To add further confusion, what happens when we log scale the data?

alt.Chart(geo_states_trump, title='Poll estimate for Donald Trump on 11/3/2020').mark_geoshape().encode(
    alt.Color('pct_estimate', bin=alt.Bin(step=5), scale=alt.Scale(type='log')),
    tooltip=['NAME', 'pct_estimate']
).properties(
    width=500,
    height=300
).project(
    type='albersUsa'
)

alt.Chart(geo_states_biden, title='Poll estimate for Joe Biden on 11/3/2020').mark_geoshape().encode(
    alt.Color('pct_estimate', bin=alt.Bin(step=5), scale=alt.Scale(type='log')),
    tooltip=['NAME', 'pct_estimate']
).properties(
    width=500,
    height=300
).project(
    type='albersUsa'
)

What is happening here?!?!

28.2.2 Colour palettes

Next up, what about the colours we use and the range of values assigned to each color? Code inspired by/taken from here.
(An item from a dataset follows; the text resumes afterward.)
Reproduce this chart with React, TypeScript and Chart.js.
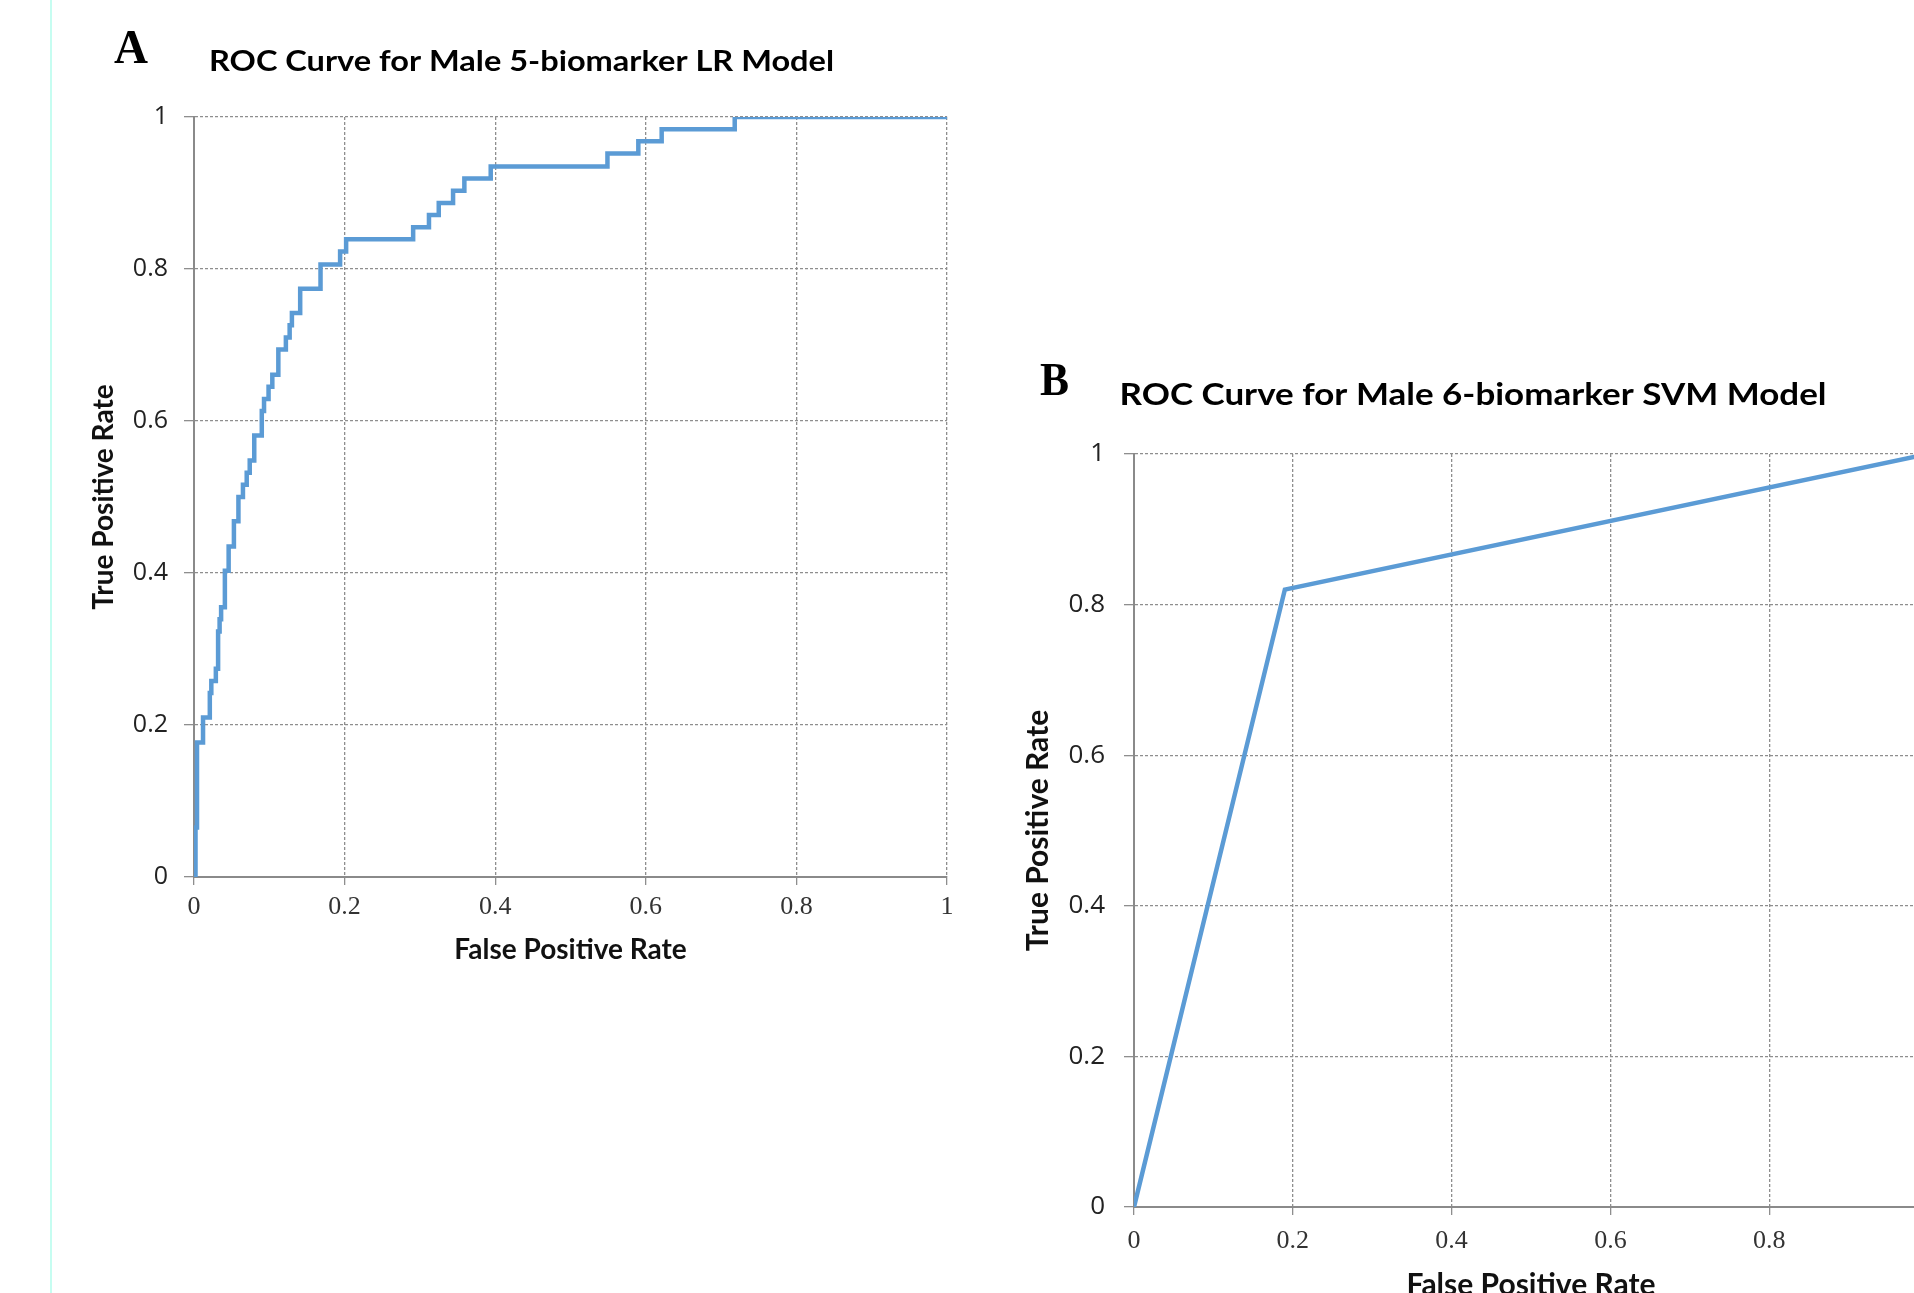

alt.Chart(geo_states_trump, title='Poll estimate for Donal Trump on 11/3/2020').mark_geoshape().encode(
    alt.Color('pct_estimate',
    scale=alt.Scale(type="linear",
              domain=[10, 40, 50, 55, 60, 61, 62],
                          range=["#414487","#414487",
                                 "#355f8d","#355f8d",
                                 "#2a788e",
                                 "#fde725","#fde725"])),
    tooltip=['NAME', 'pct_estimate']
).properties(
    width=500,
    height=300
).project(
    type='albersUsa'
)

Compare that with

alt.Chart(geo_states_trump, title='Poll estimate for Donald Trump on 11/3/2020').mark_geoshape().encode(
    alt.Color('pct_estimate',
    scale=alt.Scale(type="linear",
              domain=[10, 20, 30, 35, 68, 70, 100],
                          range=["#414487","#414487",
                                 "#7ad151","#7ad151",
                                 "#bddf26",
                                 "#fde725","#fde725"])),
    tooltip=['NAME', 'pct_estimate']
).properties(
    width=500,
    height=300
).project(
    type='albersUsa'
)

28.2.3 Legends

My goodness! So what have we played around with?
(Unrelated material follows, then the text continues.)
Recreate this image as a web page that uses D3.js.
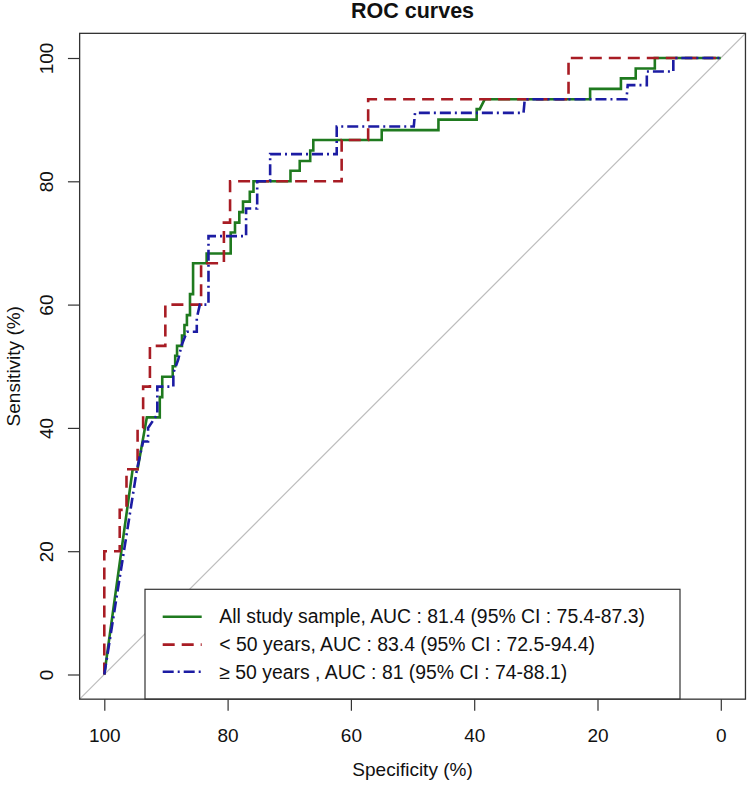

Transforming our scale using log
Binning our data to smooth out variances
Altering our colour scheme and the ranges for each colour

… what about if we remove the legend?

alt.Chart(geo_states_trump, title='Poll estimate for Donald Trump on 11/3/2020').mark_geoshape().encode(
    alt.Color('pct_estimate',
    scale=alt.Scale(type="linear",
              domain=[10, 20, 30, 35, 68, 70, 100],
                          range=["#414487","#414487",
                                 "#7ad151","#7ad151",
                                 "#bddf26",
                                 "#fde725","#fde725"]),
                                 legend=None),
    tooltip=['NAME', 'pct_estimate']
).properties(
    width=500,
    height=300
).project(
    type='albersUsa'
)

Good luck trying to interpret that. Though we often see maps without legends and with questionable colour schemes on TV.

Food for thought

How do you think choropleths should be displayed? What information does a use need to understand the message communicated in these plots?